La consécration du droit à la nationalité par le Conseil des droits de l’homme de l’ONU

 

Le retour aux travaux onusiens récents pourrait laisser espérer la consécration du droit à la nationalité, enfin reconnu à l’individu pris au sens universel. Mais il n’en est rien, puisque les récents travaux du Conseil des droits de l’homme, dont les résolutions n’ont qu’une valeur de recommandation, restreignent le bénéfice du droit aux femmes et aux enfants, particulièrement fragiles, et entendent limiter les hypothèses de privation arbitraire de nationalité. Mais surtout, les résolutions concernées sont dépourvues de valeur juridique. Si leur portée n’est pas nulle, elle se limite à un pouvoir d’influence sur les comportements étatiques futurs. Cependant même cette influence doit être relativisée : le Conseil ne comprend que 47 Etats membres de l’ONU, et sa représentativité peut être questionnée. Certes, la première résolution en cause énonce dans son paragraphe 1er que “the right to a nationality is a universal human right enshrined in the Universal Declaration of Human Rights, and that every man, woman and child has the right to a nationality”, tout en invitant différentes entités des Nations Unies à préparer un rapport sur les discriminations à l’égard des femmes en matière de nationalité. A l’affirmation ambitieuse relativement au droit à la nationalité comme droit fondamental, succède donc une invite timide. Le Conseil, en l’absence de pouvoirs de contrôle réels, ne peut guère aller au-delà. Quant à la résolution consacrée aux privations arbitraires de nationalité, elle reprend pour l’essentiel les mêmes propos et reporte à 2014 de futures discussions sur le sujet.

 

Cependant la répétition et la pluralité des textes juridiques, leurs portées diverses – régionale ou universelle –  concourent bien à la formation du droit à la nationalité en tant que droit fondamental de la personne humaine. Ce droit naît d’un paradoxe, d’origine factuelle et juridique : si les mutations territoriales, qui sont autant de troubles dans la pérennité des ordres étatiques, sont à l’origine d’une multiplication des cas d’apatridie, la réponse internationale concourt elle-même à affaiblir l’Etat souverain dans ses prérogatives. Les limitations de la compétence personnelle qui en résultent attestent du fait que l’Etat n’est plus la pierre angulaire de la société internationale, où l’individu acquiert une place toujours plus importante. Ce rééquilibrage, nécessaire à bien des égards, illustre la vitalité d’un droit international des droits de l’homme en mutation.

 

Observations (Philippe Weckel)

Il ne faut pas sous-estimer

  • le rôle du Conseil des droits de l'homme

Il y a beaucoup de textes juridiques et ce n'est pas parce que des instruments juridiques sont offerts à la ratification des Etats que l'on constate un progrès du droit. Il est utile de disposer d'une instance mondiale au sein de laquelle le consensus sur les droits de l'homme peut se forger progressivement en respectant les différences de trajectoire en matière de développement des droits de l'homme et les divergences culturelles. En l'occurrence l'objectif n'est pas d'établir des normes nouvelles, mais d'enrichir l'interprétation du droit existant en tenant compte des exigences sociales de notre temps.
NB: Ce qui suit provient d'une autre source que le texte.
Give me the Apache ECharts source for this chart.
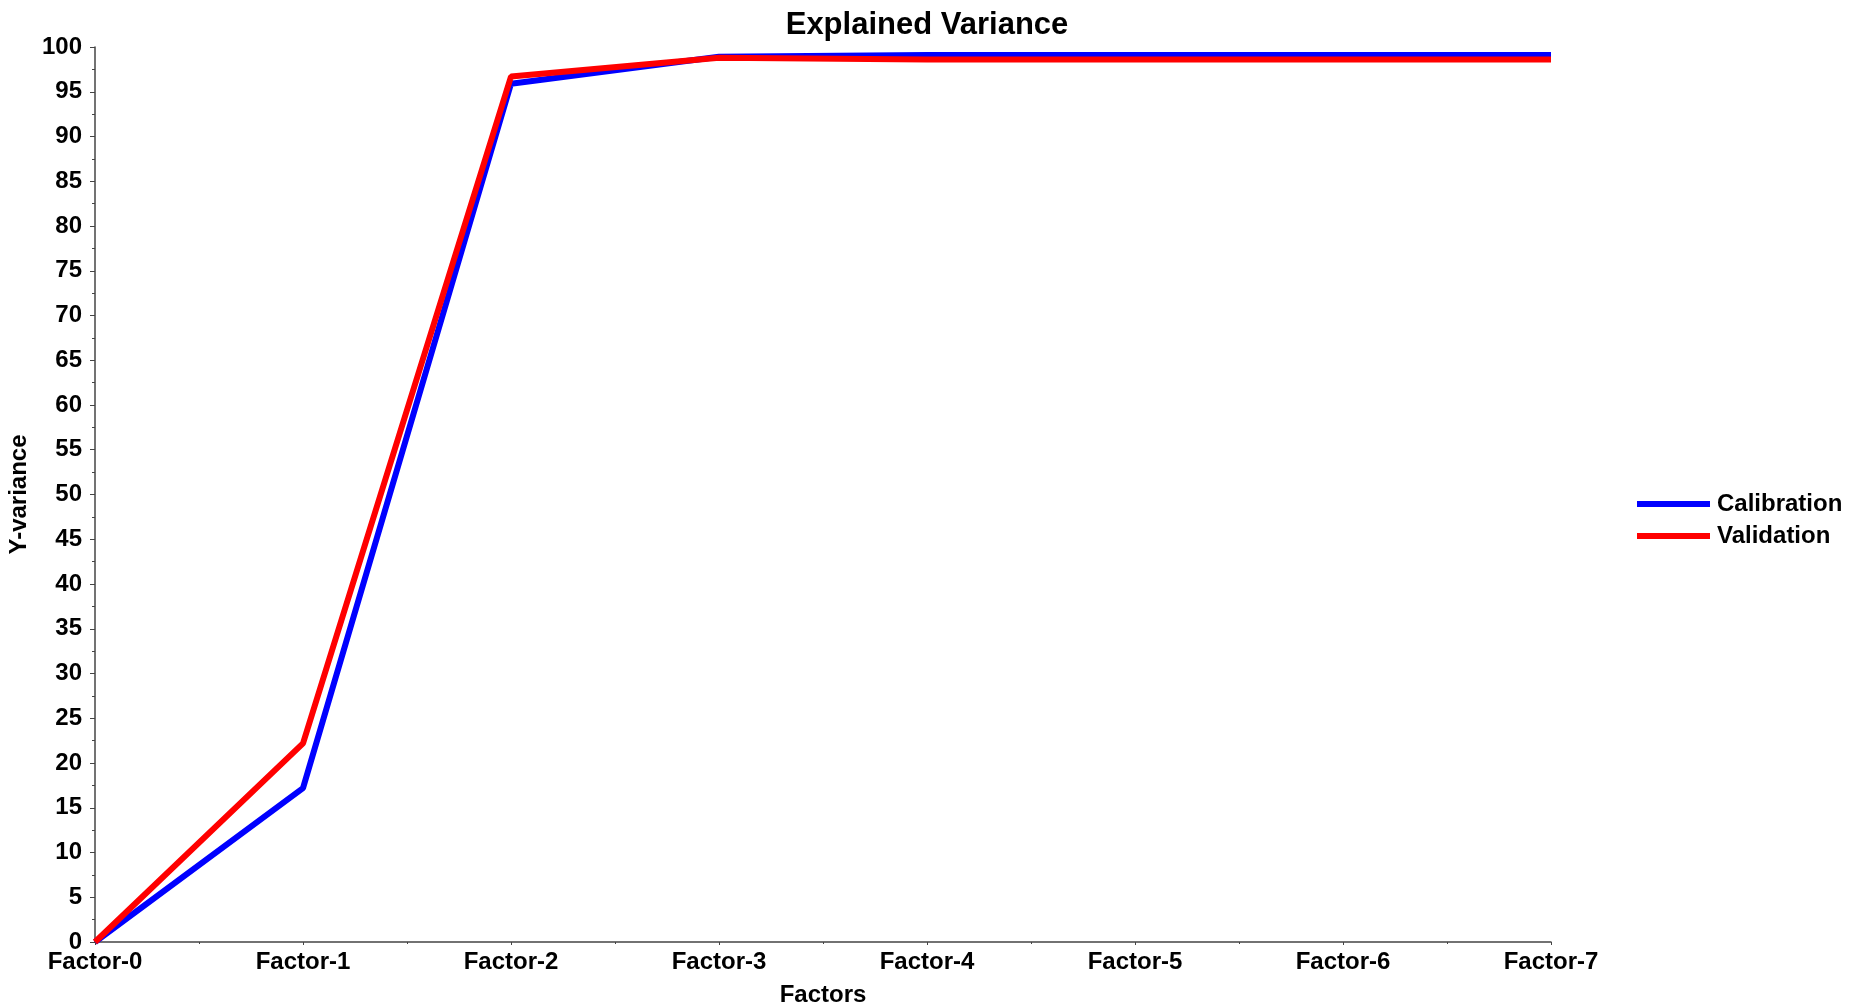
<!DOCTYPE html>
<html>
<head>
<meta charset="utf-8">
<script src="https://cdn.jsdelivr.net/npm/echarts@6/dist/echarts.min.js"></script>
<style>html,body{margin:0;padding:0;background:#fff}#c{width:1856px;height:1007px}</style>
</head>
<body>
<div id="c"></div>
<script>
const categories = ['Factor-0','Factor-1','Factor-2','Factor-3','Factor-4','Factor-5','Factor-6','Factor-7'];
const calibration = [0, 17.2, 95.9, 98.9, 99.1, 99.1, 99.1, 99.1];
const validation  = [0, 22.2, 96.7, 98.8, 98.6, 98.6, 98.6, 98.6];
const seriesNames = ['Calibration', 'Validation'];

const FONT = '"Liberation Sans", Arial, sans-serif';
const chart = echarts.init(document.getElementById('c'));
const toPairs = arr => arr.map((v, i) => [i, v]);
chart.setOption({
  animation: false,
  backgroundColor: '#fff',
  title: {
    text: 'Explained Variance', left: 922, textAlign: 'center', top: 5,
    textStyle: { fontFamily: FONT, fontWeight: 'bold', fontSize: 31, color: '#000' }
  },
  legend: {
    orient: 'vertical', left: 1632, top: 487, itemWidth: 73, itemHeight: 6, itemGap: 8,
    icon: 'rect',
    textStyle: { fontFamily: FONT, fontWeight: 'bold', fontSize: 24, color: '#000', padding: [0,0,0,2] },
    data: seriesNames
  },
  grid: { left: 95, right: 305, top: 47, bottom: 65, containLabel: false, outerBoundsMode: 'none' },
  xAxis: {
    type: 'value', min: 0, max: 7, interval: 1,
    name: 'Factors', nameLocation: 'middle', nameGap: 41,
    nameTextStyle: { fontFamily: FONT, fontWeight: 'bold', fontSize: 24, color: '#000' },
    axisLine: { lineStyle: { color: '#444', width: 1.5 } },
    axisTick: { show: true, length: 3, lineStyle: { color: '#444' } },
    minorTick: { show: true, splitNumber: 2, length: 2, lineStyle: { color: '#444' } },
    splitLine: { show: false },
    axisLabel: { margin: 8, fontFamily: FONT, fontWeight: 'bold', fontSize: 24, color: '#000',
      formatter: v => categories[v] },
  },
  yAxis: {
    type: 'value', min: 0, max: 100, interval: 5,
    name: 'Y-variance', nameLocation: 'middle', nameGap: 58, nameRotate: 90,
    nameTextStyle: { fontFamily: FONT, fontWeight: 'bold', fontSize: 24, color: '#000' },
    axisLine: { show: true, lineStyle: { color: '#444', width: 1.5 } },
    axisTick: { show: true, length: 5, lineStyle: { color: '#444' } },
    minorTick: { show: true, splitNumber: 2, length: 3, lineStyle: { color: '#444' } },
    splitLine: { show: false },
    axisLabel: { margin: 13, fontFamily: FONT, fontWeight: 'bold', fontSize: 24, color: '#000' }
  },
  series: [
    { name: seriesNames[0], type: 'line', data: toPairs(calibration), showSymbol: false, symbol: 'none',
      lineStyle: { color: '#0000ff', width: 6 }, itemStyle: { color: '#0000ff' }, z: 2 },
    { name: seriesNames[1], type: 'line', data: toPairs(validation), showSymbol: false, symbol: 'none',
      lineStyle: { color: '#ff0000', width: 6 }, itemStyle: { color: '#ff0000' }, z: 3 }
  ]
});
</script>
</body>
</html>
  • l'évolution du droit à la nationalité

Il est évident que l'affirmation du droit à la nationalité doit être conciliée avec le pouvoir discrétionnaire de l'Etat d'octroyer, voire de retirer la nationalité. Progressivement ces marges de pouvoir discrétionnaire se précisent, laissant apparaître des fragments de droits subjectifs. Ainsi les particularités des droits de l'enfant font émerger un véritable droit à la nationalité pour cette catégorie de personnes. Le droit individuel à la non-discrimination, notamment celle du genre, constitue aussi une approche pertinente. Elle n'est pas nouvelle. Ainsi le droit à la nationalité a toujours été l'élément essentiel de la protection des minorités nationales : les populations de langue allemande du Haut Adige sont avant tout et pleinement des Italiens.